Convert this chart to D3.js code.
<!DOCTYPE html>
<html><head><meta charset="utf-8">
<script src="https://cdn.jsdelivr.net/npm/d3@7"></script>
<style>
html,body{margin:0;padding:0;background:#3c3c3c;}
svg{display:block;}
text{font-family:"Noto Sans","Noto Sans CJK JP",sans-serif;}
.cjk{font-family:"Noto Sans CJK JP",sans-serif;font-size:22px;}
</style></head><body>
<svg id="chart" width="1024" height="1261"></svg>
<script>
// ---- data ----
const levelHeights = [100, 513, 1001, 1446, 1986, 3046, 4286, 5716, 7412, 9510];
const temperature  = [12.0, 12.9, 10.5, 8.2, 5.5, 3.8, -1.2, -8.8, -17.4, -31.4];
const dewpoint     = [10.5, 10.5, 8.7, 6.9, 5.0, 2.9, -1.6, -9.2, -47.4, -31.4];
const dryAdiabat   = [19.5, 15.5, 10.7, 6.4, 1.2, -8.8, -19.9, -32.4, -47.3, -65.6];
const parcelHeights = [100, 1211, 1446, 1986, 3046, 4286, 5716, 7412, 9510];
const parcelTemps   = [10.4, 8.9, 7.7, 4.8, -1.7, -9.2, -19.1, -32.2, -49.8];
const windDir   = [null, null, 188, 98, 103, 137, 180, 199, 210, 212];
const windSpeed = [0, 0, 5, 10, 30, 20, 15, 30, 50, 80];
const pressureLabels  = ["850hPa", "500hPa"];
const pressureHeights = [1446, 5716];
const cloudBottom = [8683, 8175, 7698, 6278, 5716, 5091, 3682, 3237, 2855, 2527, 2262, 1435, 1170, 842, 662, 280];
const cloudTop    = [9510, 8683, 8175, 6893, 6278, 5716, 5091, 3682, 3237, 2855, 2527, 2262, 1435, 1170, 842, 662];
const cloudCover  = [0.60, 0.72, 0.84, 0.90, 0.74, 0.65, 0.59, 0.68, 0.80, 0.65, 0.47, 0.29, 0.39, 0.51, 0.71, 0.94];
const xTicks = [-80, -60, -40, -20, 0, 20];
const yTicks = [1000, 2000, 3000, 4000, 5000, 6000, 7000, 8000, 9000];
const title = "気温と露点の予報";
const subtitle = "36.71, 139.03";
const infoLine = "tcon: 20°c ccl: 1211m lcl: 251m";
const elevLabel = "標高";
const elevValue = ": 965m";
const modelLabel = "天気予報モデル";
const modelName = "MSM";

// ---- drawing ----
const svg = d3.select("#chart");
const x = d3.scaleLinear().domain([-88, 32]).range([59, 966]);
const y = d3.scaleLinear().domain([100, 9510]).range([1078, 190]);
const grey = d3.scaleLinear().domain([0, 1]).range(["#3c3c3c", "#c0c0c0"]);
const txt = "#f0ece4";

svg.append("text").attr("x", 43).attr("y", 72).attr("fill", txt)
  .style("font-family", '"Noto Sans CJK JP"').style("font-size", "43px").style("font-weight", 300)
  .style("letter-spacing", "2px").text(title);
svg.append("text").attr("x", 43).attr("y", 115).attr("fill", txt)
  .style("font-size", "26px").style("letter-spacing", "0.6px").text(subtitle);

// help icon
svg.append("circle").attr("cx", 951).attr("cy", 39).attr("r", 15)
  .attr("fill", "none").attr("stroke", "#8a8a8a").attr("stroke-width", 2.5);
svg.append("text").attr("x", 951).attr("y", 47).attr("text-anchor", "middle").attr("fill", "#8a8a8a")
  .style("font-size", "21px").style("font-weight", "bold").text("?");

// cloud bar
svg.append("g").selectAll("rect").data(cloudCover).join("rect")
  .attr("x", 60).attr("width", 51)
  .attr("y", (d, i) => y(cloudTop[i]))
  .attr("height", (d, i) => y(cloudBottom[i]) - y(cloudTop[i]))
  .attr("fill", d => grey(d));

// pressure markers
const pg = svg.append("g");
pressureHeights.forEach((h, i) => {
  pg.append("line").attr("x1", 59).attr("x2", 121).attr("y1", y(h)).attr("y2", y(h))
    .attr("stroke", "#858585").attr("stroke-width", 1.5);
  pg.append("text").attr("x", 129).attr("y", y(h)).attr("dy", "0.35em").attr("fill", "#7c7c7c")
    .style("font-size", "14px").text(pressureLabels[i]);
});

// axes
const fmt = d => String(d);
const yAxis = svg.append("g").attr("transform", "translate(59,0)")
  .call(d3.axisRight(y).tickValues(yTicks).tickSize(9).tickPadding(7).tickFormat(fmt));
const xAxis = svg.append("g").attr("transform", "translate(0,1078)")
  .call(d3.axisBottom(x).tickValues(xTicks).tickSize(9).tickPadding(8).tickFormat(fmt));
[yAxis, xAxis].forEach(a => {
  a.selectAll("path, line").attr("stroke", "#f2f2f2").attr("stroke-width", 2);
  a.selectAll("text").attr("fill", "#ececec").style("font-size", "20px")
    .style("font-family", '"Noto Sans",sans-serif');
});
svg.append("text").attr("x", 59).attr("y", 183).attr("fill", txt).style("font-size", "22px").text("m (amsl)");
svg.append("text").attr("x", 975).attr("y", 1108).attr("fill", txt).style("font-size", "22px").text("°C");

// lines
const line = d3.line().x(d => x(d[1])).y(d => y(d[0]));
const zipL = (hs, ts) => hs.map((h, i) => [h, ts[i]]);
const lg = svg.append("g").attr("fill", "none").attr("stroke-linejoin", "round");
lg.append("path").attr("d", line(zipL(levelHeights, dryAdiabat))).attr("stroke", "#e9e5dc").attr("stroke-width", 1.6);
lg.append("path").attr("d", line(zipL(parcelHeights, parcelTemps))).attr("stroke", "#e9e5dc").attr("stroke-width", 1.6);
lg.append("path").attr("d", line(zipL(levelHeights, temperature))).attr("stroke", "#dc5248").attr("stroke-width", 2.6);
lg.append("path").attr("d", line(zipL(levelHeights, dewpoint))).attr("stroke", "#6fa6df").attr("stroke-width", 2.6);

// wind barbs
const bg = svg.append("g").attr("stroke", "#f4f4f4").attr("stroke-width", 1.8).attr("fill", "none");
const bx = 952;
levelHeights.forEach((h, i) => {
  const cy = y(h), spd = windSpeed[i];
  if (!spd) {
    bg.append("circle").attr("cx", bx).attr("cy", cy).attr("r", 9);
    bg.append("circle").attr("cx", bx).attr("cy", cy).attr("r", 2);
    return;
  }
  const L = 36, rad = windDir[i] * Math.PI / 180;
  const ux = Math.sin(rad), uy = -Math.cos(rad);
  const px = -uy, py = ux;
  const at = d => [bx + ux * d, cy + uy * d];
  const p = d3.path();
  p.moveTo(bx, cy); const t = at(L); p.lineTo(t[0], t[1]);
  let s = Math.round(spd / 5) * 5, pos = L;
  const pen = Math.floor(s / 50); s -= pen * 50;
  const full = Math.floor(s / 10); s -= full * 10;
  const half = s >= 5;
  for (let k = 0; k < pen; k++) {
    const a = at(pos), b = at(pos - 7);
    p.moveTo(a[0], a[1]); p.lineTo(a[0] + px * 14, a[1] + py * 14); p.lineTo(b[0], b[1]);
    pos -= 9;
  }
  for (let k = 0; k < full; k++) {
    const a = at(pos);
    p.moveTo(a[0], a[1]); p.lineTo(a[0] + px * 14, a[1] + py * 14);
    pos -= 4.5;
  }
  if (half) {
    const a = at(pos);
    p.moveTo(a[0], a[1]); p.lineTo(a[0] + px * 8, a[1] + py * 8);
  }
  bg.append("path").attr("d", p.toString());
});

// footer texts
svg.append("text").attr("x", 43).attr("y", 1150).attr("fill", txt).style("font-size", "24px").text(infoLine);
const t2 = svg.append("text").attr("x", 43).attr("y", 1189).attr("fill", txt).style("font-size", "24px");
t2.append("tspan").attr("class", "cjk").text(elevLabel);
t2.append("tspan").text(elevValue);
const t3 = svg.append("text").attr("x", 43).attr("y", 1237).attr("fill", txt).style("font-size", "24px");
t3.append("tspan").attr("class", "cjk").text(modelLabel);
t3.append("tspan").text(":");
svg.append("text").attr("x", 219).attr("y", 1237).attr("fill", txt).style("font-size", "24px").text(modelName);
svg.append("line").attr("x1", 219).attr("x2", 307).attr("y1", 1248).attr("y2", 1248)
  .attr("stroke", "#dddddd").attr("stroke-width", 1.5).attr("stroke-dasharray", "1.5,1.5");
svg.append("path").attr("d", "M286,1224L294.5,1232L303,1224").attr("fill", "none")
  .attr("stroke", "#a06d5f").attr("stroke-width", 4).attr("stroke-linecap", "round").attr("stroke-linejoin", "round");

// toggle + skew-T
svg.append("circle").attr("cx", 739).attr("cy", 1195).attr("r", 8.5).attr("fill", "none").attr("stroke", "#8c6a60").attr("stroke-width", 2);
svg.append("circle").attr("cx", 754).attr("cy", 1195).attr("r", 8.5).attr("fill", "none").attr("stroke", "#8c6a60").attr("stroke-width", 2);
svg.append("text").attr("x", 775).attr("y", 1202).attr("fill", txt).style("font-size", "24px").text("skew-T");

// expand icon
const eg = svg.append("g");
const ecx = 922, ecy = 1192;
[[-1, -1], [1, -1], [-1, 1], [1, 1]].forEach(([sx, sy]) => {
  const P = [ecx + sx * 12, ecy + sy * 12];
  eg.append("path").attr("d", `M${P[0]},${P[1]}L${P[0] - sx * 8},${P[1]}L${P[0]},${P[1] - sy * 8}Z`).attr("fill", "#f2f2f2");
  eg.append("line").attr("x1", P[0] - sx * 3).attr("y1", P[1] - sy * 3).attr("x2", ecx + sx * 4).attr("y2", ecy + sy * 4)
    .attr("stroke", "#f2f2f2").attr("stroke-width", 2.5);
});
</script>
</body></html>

Exercise prompt:
Find each line holding the word "chart" and copy it.

Expected answer:
Convert this chart to D3.js code.
<svg id="chart" width="1024" height="1261"></svg>
const svg = d3.select("#chart");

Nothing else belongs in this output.